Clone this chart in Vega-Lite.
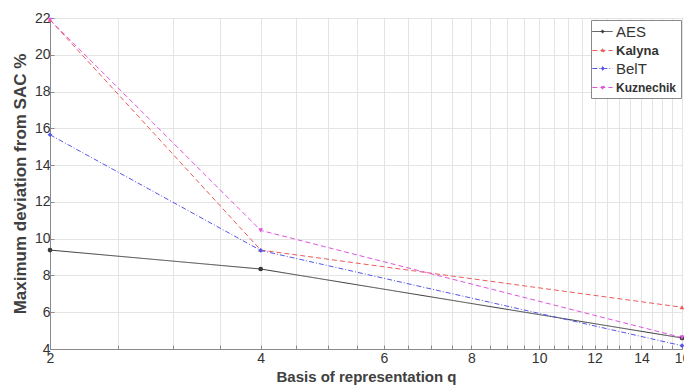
{
  "$schema": "https://vega.github.io/schema/vega-lite/v6.json",
  "autosize": {"type": "none"},
  "padding": {"left": 50, "top": 18, "right": 2, "bottom": 41},
  "width": 632,
  "height": 331,
  "background": "white",
  "config": {
    "font": "Liberation Sans",
    "view": {"stroke": "#8a8a8a", "strokeWidth": 1}
  },
  "data": {
    "values": [
      {"cipher": "AES", "q": 2, "dev": 9.38},
      {"cipher": "AES", "q": 4, "dev": 8.35},
      {"cipher": "AES", "q": 16, "dev": 4.6},
      {"cipher": "Kalyna", "q": 2, "dev": 21.9},
      {"cipher": "Kalyna", "q": 4, "dev": 9.38},
      {"cipher": "Kalyna", "q": 16, "dev": 6.27},
      {"cipher": "BelT", "q": 2, "dev": 15.65},
      {"cipher": "BelT", "q": 4, "dev": 9.36},
      {"cipher": "BelT", "q": 16, "dev": 4.18},
      {"cipher": "Kuznechik", "q": 2, "dev": 21.9},
      {"cipher": "Kuznechik", "q": 4, "dev": 10.45},
      {"cipher": "Kuznechik", "q": 16, "dev": 4.62}
    ]
  },
  "encoding": {
    "x": {
      "field": "q",
      "type": "quantitative",
      "scale": {"type": "log", "base": 2, "domain": [2, 16], "nice": false},
      "axis": {
        "title": "Basis of representation q",
        "values": [2, 2.5, 3, 3.5, 4, 4.5, 5, 5.5, 6, 6.5, 7, 7.5, 8, 8.5, 9, 9.5, 10, 10.5, 11, 11.5, 12, 12.5, 13, 13.5, 14, 14.5, 15, 15.5, 16],
        "labelExpr": "datum.value % 2 == 0 ? format(datum.value, 'd') : ''",
        "grid": true,
        "gridColor": "#e4e4e4",
        "gridWidth": 1,
        "domainColor": "#8a8a8a",
        "tickColor": "#8a8a8a",
        "tickSize": -4,
        "labelPadding": 6,
        "labelFontSize": 14,
        "labelColor": "#333333",
        "labelFlush": false,
        "titleFontSize": 15,
        "titleFontWeight": "bold",
        "titleColor": "#404040",
        "titlePadding": 4
      }
    },
    "y": {
      "field": "dev",
      "type": "quantitative",
      "scale": {"domain": [4, 22], "nice": false, "zero": false},
      "axis": {
        "title": "Maximum deviation from SAC %",
        "values": [4, 6, 8, 10, 12, 14, 16, 18, 20, 22],
        "grid": true,
        "gridColor": "#e4e4e4",
        "domainColor": "#8a8a8a",
        "tickColor": "#8a8a8a",
        "tickSize": -4,
        "labelPadding": 4,
        "labelFontSize": 14,
        "labelColor": "#333333",
        "titleFontSize": 17,
        "titleFontWeight": "bold",
        "titleColor": "#404040",
        "titlePadding": 5
      }
    },
    "color": {
      "field": "cipher",
      "type": "nominal",
      "scale": {
        "domain": ["AES", "Kalyna", "BelT", "Kuznechik"],
        "range": ["#3a3a3a", "#ee5a5a", "#5555e8", "#e055e0"]
      },
      "legend": {
        "title": null,
        "orient": "none",
        "legendX": 541,
        "legendY": 2,
        "fillColor": "white",
        "strokeColor": "#8a8a8a",
        "padding": 4,
        "rowPadding": 3,
        "symbolSize": 196,
        "symbolStrokeWidth": 1,
        "symbolType": {"expr": "datum.value === 'AES' ? 'M-1.45,0H1.45M0.22,0L0,0.22L-0.22,0L0,-0.22Z' : datum.value === 'Kalyna' ? 'M-1.45,0H1.45M0,-0.25L0.25,0.18L-0.25,0.18Z' : datum.value === 'BelT' ? 'M-1.45,0H1.45M0,-0.28L0.22,0L0,0.28L-0.22,0Z' : 'M-1.45,0H1.45M0,0.25L0.25,-0.18L-0.25,-0.18Z'"},
        "labelOffset": 6,
        "labelColor": "#333333",
        "labelFontSize": 13,
        "encode": {
          "labels": {
            "update": {
              "fontWeight": {"signal": "datum.value === 'AES' || datum.value === 'BelT' ? 'normal' : 'bold'"},
              "fontSize": {"signal": "datum.value === 'AES' || datum.value === 'BelT' ? 15 : (datum.value === 'Kalyna' ? 13 : 12)"}
            }
          }
        }
      }
    }
  },
  "resolve": {"scale": {"shape": "independent"}, "legend": {"shape": "independent"}},
  "layer": [
    {
      "mark": {"type": "line", "strokeWidth": 1},
      "encoding": {
        "strokeDash": {
          "field": "cipher",
          "type": "nominal",
          "scale": {
            "domain": ["AES", "Kalyna", "BelT", "Kuznechik"],
            "range": [[1, 0], [5, 3], [5, 2, 1, 2], [5, 3]]
          }
        }
      }
    },
    {
      "mark": {"type": "point", "filled": true, "size": 22, "opacity": 1},
      "encoding": {
        "shape": {
          "field": "cipher",
          "type": "nominal",
          "scale": {
            "domain": ["AES", "Kalyna", "BelT", "Kuznechik"],
            "range": ["circle", "triangle-up", "diamond", "triangle-down"]
          },
          "legend": null
        }
      }
    }
  ]
}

- **Problem requirements**
The data should be printed again unchanged; leave its pictures out.

- **Solved exercise**
Clone this chart in Vega-Lite.
{
  "$schema": "https://vega.github.io/schema/vega-lite/v6.json",
  "autosize": {"type": "none"},
  "padding": {"left": 50, "top": 18, "right": 2, "bottom": 41},
  "width": 632,
  "height": 331,
  "background": "white",
  "config": {
    "font": "Liberation Sans",
    "view": {"stroke": "#8a8a8a", "strokeWidth": 1}
  },
  "data": {
    "values": [
      {"cipher": "AES", "q": 2, "dev": 9.38},
      {"cipher": "AES", "q": 4, "dev": 8.35},
      {"cipher": "AES", "q": 16, "dev": 4.6},
      {"cipher": "Kalyna", "q": 2, "dev": 21.9},
      {"cipher": "Kalyna", "q": 4, "dev": 9.38},
      {"cipher": "Kalyna", "q": 16, "dev": 6.27},
      {"cipher": "BelT", "q": 2, "dev": 15.65},
      {"cipher": "BelT", "q": 4, "dev": 9.36},
      {"cipher": "BelT", "q": 16, "dev": 4.18},
      {"cipher": "Kuznechik", "q": 2, "dev": 21.9},
      {"cipher": "Kuznechik", "q": 4, "dev": 10.45},
      {"cipher": "Kuznechik", "q": 16, "dev": 4.62}
    ]
  },
  "encoding": {
    "x": {
      "field": "q",
      "type": "quantitative",
      "scale": {"type": "log", "base": 2, "domain": [2, 16], "nice": false},
      "axis": {
        "title": "Basis of representation q",
        "values": [2, 2.5, 3, 3.5, 4, 4.5, 5, 5.5, 6, 6.5, 7, 7.5, 8, 8.5, 9, 9.5, 10, 10.5, 11, 11.5, 12, 12.5, 13, 13.5, 14, 14.5, 15, 15.5, 16],
        "labelExpr": "datum.value % 2 == 0 ? format(datum.value, 'd') : ''",
        "grid": true,
        "gridColor": "#e4e4e4",
        "gridWidth": 1,
        "domainColor": "#8a8a8a",
        "tickColor": "#8a8a8a",
        "tickSize": -4,
        "labelPadding": 6,
        "labelFontSize": 14,
        "labelColor": "#333333",
        "labelFlush": false,
        "titleFontSize": 15,
        "titleFontWeight": "bold",
        "titleColor": "#404040",
        "titlePadding": 4
      }
    },
    "y": {
      "field": "dev",
      "type": "quantitative",
      "scale": {"domain": [4, 22], "nice": false, "zero": false},
      "axis": {
        "title": "Maximum deviation from SAC %",
        "values": [4, 6, 8, 10, 12, 14, 16, 18, 20, 22],
        "grid": true,
        "gridColor": "#e4e4e4",
        "domainColor": "#8a8a8a",
        "tickColor": "#8a8a8a",
        "tickSize": -4,
        "labelPadding": 4,
        "labelFontSize": 14,
        "labelColor": "#333333",
        "titleFontSize": 17,
        "titleFontWeight": "bold",
        "titleColor": "#404040",
        "titlePadding": 5
      }
    },
    "color": {
      "field": "cipher",
      "type": "nominal",
      "scale": {
        "domain": ["AES", "Kalyna", "BelT", "Kuznechik"],
        "range": ["#3a3a3a", "#ee5a5a", "#5555e8", "#e055e0"]
      },
      "legend": {
        "title": null,
        "orient": "none",
        "legendX": 541,
        "legendY": 2,
        "fillColor": "white",
        "strokeColor": "#8a8a8a",
        "padding": 4,
        "rowPadding": 3,
        "symbolSize": 196,
        "symbolStrokeWidth": 1,
        "symbolType": {"expr": "datum.value === 'AES' ? 'M-1.45,0H1.45M0.22,0L0,0.22L-0.22,0L0,-0.22Z' : datum.value === 'Kalyna' ? 'M-1.45,0H1.45M0,-0.25L0.25,0.18L-0.25,0.18Z' : datum.value === 'BelT' ? 'M-1.45,0H1.45M0,-0.28L0.22,0L0,0.28L-0.22,0Z' : 'M-1.45,0H1.45M0,0.25L0.25,-0.18L-0.25,-0.18Z'"},
        "labelOffset": 6,
        "labelColor": "#333333",
        "labelFontSize": 13,
        "encode": {
          "labels": {
            "update": {
              "fontWeight": {"signal": "datum.value === 'AES' || datum.value === 'BelT' ? 'normal' : 'bold'"},
              "fontSize": {"signal": "datum.value === 'AES' || datum.value === 'BelT' ? 15 : (datum.value === 'Kalyna' ? 13 : 12)"}
            }
          }
        }
      }
    }
  },
  "resolve": {"scale": {"shape": "independent"}, "legend": {"shape": "independent"}},
  "layer": [
    {
      "mark": {"type": "line", "strokeWidth": 1},
      "encoding": {
        "strokeDash": {
          "field": "cipher",
          "type": "nominal",
          "scale": {
            "domain": ["AES", "Kalyna", "BelT", "Kuznechik"],
            "range": [[1, 0], [5, 3], [5, 2, 1, 2], [5, 3]]
          }
        }
      }
    },
    {
      "mark": {"type": "point", "filled": true, "size": 22, "opacity": 1},
      "encoding": {
        "shape": {
          "field": "cipher",
          "type": "nominal",
          "scale": {
            "domain": ["AES", "Kalyna", "BelT", "Kuznechik"],
            "range": ["circle", "triangle-up", "diamond", "triangle-down"]
          },
          "legend": null
        }
      }
    }
  ]
}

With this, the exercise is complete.